#### What the task asks
Reproduce exactly the lines below, from the first one through the line containing "const ticksPA = [0.001, 0.002, 0.003];", and omit any pictures.

○ ○ ○ ○ ○ ○ ○

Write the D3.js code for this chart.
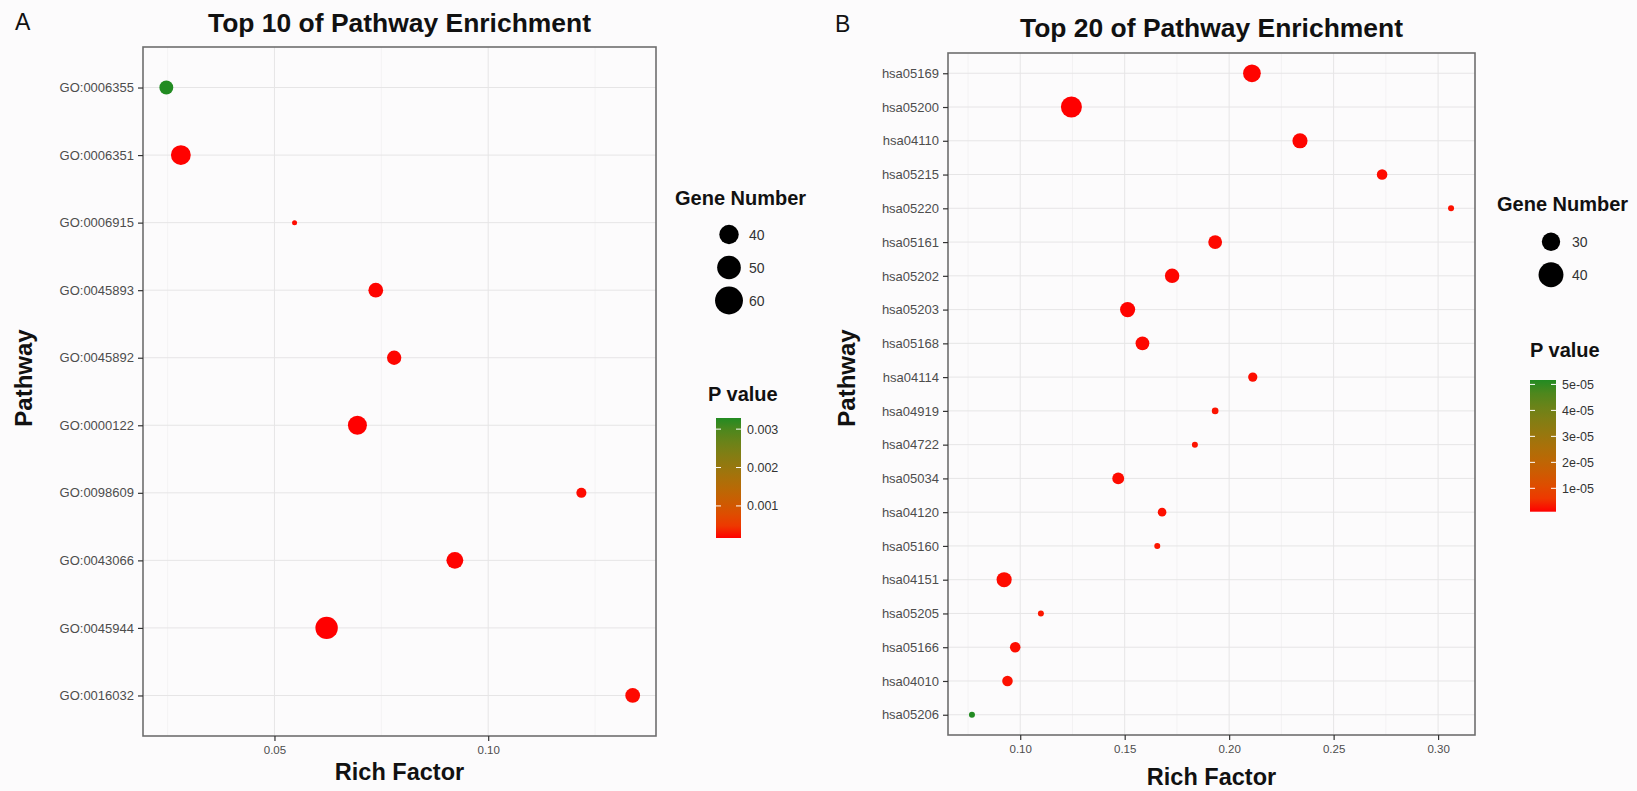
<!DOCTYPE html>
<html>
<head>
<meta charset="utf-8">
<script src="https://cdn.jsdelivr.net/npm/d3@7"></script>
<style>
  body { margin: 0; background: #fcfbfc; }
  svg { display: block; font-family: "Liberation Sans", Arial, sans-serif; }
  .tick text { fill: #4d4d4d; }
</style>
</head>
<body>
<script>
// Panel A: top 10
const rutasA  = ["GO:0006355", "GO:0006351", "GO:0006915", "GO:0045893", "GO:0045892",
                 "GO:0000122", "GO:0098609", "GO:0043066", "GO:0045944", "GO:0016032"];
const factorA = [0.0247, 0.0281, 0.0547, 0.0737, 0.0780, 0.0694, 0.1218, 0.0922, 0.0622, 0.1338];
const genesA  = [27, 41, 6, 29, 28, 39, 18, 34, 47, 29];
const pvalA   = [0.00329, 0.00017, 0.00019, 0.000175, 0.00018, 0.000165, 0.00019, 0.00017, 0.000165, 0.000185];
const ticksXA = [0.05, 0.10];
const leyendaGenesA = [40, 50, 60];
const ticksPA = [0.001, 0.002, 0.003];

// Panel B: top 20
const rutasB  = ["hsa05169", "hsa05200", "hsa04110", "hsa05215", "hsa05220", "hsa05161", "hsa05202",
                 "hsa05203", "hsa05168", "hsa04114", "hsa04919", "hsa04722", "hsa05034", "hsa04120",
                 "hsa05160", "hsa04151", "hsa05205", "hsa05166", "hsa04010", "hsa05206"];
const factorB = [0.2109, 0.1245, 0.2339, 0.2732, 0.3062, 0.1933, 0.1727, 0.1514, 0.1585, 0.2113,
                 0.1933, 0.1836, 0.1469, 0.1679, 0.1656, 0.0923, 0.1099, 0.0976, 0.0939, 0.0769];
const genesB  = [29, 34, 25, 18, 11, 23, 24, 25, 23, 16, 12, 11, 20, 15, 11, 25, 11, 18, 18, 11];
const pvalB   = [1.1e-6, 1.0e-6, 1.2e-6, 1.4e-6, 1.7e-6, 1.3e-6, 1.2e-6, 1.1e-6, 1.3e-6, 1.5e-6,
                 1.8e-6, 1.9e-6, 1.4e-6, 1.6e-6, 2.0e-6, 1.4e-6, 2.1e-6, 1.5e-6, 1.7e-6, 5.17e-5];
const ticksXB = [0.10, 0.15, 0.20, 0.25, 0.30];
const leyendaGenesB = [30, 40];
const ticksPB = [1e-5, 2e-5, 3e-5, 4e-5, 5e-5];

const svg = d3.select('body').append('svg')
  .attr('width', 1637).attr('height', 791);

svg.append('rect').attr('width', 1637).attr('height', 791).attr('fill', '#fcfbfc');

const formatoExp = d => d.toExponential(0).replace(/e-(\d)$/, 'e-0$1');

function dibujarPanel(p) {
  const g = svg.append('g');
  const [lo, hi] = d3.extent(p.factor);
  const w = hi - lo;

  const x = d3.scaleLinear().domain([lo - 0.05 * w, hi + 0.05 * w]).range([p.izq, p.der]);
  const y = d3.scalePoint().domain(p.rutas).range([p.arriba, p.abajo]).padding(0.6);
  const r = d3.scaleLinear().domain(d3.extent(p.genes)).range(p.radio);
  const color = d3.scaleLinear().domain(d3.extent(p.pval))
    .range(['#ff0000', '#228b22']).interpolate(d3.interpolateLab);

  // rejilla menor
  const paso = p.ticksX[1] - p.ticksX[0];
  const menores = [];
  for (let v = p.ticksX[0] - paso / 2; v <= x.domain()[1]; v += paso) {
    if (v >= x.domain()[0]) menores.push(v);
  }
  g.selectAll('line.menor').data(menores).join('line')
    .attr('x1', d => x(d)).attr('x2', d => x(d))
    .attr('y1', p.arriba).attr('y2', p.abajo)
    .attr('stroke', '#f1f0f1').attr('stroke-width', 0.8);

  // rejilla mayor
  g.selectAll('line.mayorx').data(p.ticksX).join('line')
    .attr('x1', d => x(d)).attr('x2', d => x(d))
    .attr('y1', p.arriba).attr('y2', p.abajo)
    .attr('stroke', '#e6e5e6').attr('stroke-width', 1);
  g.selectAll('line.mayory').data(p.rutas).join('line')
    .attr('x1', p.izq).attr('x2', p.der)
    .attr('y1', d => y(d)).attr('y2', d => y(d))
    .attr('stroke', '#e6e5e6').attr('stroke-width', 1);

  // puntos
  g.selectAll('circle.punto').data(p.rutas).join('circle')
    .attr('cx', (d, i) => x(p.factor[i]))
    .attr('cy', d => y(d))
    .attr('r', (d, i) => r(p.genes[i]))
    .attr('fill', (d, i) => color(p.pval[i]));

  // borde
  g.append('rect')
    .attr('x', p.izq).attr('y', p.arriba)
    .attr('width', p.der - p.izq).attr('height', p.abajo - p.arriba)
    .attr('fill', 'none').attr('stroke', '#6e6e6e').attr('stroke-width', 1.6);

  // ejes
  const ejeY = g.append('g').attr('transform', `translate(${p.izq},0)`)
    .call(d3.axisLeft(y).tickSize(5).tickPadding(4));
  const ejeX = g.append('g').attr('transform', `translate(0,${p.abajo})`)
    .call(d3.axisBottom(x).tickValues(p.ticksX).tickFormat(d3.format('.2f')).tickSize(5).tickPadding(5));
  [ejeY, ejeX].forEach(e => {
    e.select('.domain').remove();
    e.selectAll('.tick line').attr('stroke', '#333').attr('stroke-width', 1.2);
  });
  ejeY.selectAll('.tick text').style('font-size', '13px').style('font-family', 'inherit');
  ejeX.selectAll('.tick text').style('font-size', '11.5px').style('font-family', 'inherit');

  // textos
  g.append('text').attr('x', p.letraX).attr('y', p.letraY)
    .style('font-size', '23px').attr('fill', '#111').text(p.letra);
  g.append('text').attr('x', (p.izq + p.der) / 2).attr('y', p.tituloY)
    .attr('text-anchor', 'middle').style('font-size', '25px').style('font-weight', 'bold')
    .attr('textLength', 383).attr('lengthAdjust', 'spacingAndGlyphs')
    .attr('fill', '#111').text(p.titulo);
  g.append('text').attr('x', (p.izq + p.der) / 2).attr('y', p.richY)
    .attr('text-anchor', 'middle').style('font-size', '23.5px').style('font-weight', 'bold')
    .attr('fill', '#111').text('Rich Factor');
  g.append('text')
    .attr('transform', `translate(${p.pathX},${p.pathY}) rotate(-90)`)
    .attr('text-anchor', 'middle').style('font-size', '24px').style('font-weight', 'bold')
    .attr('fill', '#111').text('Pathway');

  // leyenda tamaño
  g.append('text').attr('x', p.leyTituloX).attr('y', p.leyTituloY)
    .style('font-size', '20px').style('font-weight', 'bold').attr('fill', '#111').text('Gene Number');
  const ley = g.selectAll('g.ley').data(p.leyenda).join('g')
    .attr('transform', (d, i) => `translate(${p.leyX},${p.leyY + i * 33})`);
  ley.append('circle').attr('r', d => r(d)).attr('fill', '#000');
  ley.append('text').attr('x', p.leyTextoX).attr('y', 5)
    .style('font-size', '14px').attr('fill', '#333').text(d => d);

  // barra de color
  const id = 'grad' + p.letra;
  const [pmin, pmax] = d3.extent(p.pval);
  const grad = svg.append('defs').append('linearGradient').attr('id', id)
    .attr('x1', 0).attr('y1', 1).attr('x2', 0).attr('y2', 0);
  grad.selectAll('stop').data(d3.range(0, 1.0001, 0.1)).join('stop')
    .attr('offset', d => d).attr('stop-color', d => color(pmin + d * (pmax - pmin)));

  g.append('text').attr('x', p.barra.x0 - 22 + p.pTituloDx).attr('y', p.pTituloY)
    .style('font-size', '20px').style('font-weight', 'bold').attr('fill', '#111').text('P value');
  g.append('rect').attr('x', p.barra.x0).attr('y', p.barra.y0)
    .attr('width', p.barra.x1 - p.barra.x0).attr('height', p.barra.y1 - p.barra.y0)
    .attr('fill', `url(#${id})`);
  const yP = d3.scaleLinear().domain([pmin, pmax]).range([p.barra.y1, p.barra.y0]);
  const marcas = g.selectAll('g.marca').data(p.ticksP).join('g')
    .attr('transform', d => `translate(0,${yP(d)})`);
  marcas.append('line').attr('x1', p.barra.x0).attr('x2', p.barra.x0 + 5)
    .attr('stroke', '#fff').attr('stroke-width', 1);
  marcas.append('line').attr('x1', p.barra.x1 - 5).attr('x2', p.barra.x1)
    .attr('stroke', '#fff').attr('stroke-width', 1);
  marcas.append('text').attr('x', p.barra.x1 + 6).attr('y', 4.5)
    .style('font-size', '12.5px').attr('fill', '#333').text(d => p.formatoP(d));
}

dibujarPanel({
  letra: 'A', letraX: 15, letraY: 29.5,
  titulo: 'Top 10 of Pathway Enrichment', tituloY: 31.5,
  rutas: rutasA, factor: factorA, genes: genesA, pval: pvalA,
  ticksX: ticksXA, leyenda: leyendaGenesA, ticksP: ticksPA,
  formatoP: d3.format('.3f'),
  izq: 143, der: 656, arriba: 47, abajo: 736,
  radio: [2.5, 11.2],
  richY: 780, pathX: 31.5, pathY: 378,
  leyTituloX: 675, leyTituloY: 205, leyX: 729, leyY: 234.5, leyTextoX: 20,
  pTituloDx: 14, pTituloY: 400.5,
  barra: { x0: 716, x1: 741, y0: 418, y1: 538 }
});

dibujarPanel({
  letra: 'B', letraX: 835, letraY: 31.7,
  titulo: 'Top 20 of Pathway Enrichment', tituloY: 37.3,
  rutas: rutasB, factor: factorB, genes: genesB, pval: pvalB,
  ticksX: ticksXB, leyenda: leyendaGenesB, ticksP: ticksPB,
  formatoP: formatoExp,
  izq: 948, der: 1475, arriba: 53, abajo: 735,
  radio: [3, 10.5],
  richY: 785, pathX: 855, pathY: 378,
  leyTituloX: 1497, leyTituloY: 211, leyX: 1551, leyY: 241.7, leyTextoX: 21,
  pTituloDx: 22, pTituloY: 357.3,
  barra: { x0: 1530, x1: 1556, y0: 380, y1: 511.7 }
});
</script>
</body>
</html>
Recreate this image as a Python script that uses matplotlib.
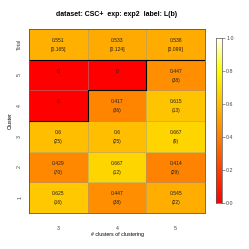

○ ○ ○ ○ ○ ○ ○

#### Reply to the exercise
Write the D3.js code for this chart.
<!DOCTYPE html>
<html>
<head>
<meta charset="utf-8">
<script src="https://cdn.jsdelivr.net/npm/d3@7"></script>
<style>
  body { margin: 0; background: #fcfbfc; }
  svg { display: block; font-family: "Liberation Sans", Arial, sans-serif; }
  .tick text { fill: #4d4d4d; }
</style>
</head>
<body>
<script>
// Panel A: top 10
const rutasA  = ["GO:0006355", "GO:0006351", "GO:0006915", "GO:0045893", "GO:0045892",
                 "GO:0000122", "GO:0098609", "GO:0043066", "GO:0045944", "GO:0016032"];
const factorA = [0.0247, 0.0281, 0.0547, 0.0737, 0.0780, 0.0694, 0.1218, 0.0922, 0.0622, 0.1338];
const genesA  = [27, 41, 6, 29, 28, 39, 18, 34, 47, 29];
const pvalA   = [0.00329, 0.00017, 0.00019, 0.000175, 0.00018, 0.000165, 0.00019, 0.00017, 0.000165, 0.000185];
const ticksXA = [0.05, 0.10];
const leyendaGenesA = [40, 50, 60];
const ticksPA = [0.001, 0.002, 0.003];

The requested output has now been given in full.